William Tell finalOf course, GRANNY SMITH produced the missing O when we knew that the device to propel the arrow was likely to be a BOW (THINGSR[o]MAN with Y for that O*)

With a full grid but not much idea what we were doing, I fed my top row of letters into TEA and was delighted to be given two choices: GRAVITATION and WILLIAM TELL. Light dawned (Well, I lie, it was almost midnight!) A TEA search produced ISAAC NEWTON at the other end of my grid, so clearly that apple I had falling at this mis-oriented stage (how clever that the core P was missing – clearly years of work have gone into this!) was landing on his head.

There was WALTER TELL, lying prostrate alongside the apple. Oh dear! The whole thing had to be swivelled and WILLIAM TELL placed on the left. So that was what that curious display of the unch letters was telling me. W[illia]M Left, N[ewton] Right? HELP! (an instruction to consult the help line; something was awry, as we were clearly told that we must use the ALTERNATIVE CHOICES (my caps) depicting the earlier event).

The earlier event was the legendary Swiss event (on home ground here, though last time we were in the Grutli meadow, I was aggressively pushed out by the resident cows – fierce brutes that think they own the place!)  On the right side of my grid I now had ? [SE] [AR] ? [CH] [NE] [ER] ? [TA] [ON} ? and had to use the letters MNR and H to find some way of identifying the other ‘passive participant’. It had to be GESSLER, that dastardly Bailiff and a visit to Wikipedia confirmed that he was HERR HERMANN GESSLER.

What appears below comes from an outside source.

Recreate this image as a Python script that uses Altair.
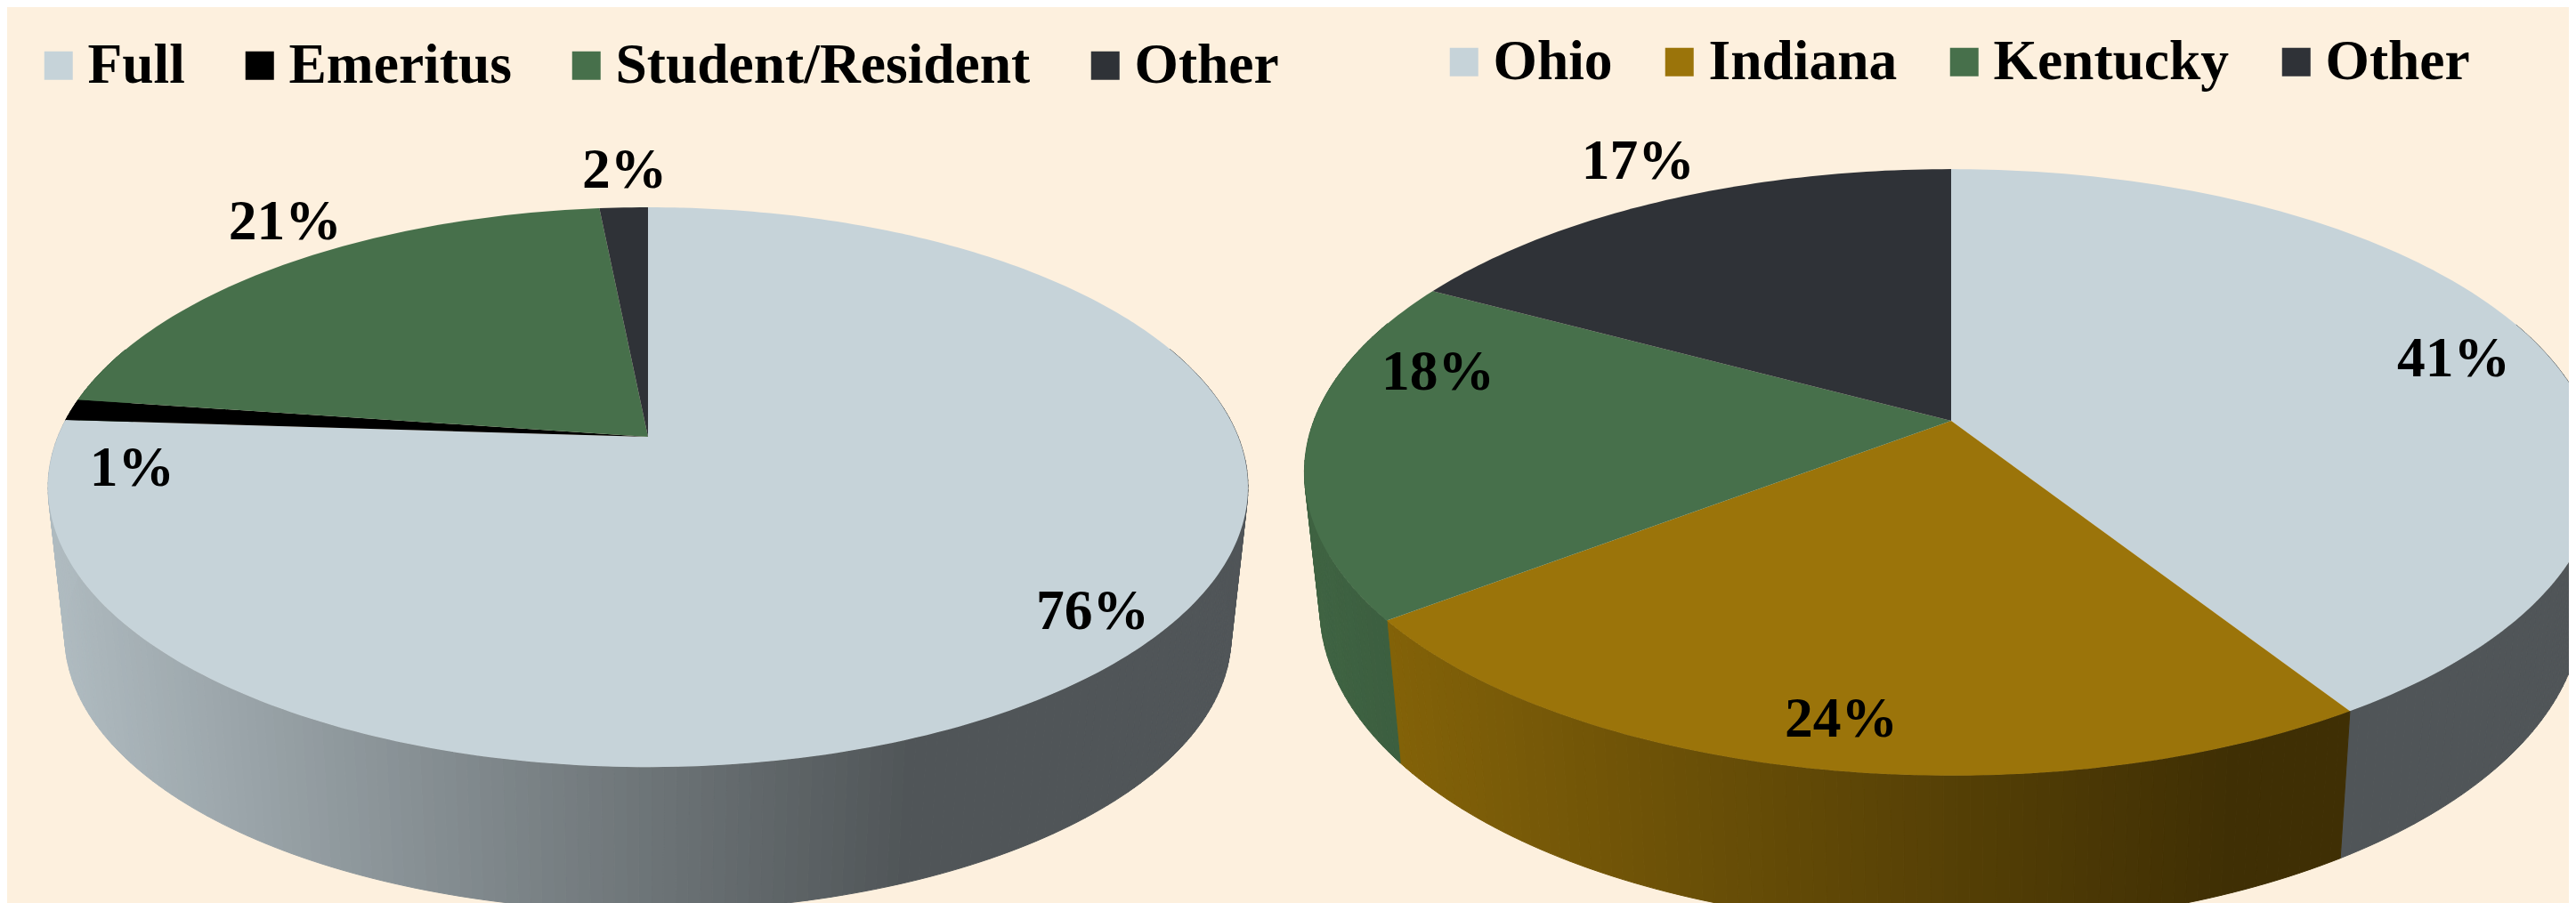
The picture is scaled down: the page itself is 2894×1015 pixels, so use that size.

What an amazing feat! No, I don’t mean Tell splitting that apple. Nuts and Bolts was a remarkable construction with every stage of the solving producing more gasps of amazement. I now know that Newton lived part of his life not far from Quarrington – that apple might even have been a Quarrington – at least the one that fell in the more recent event. Many thanks, Mango.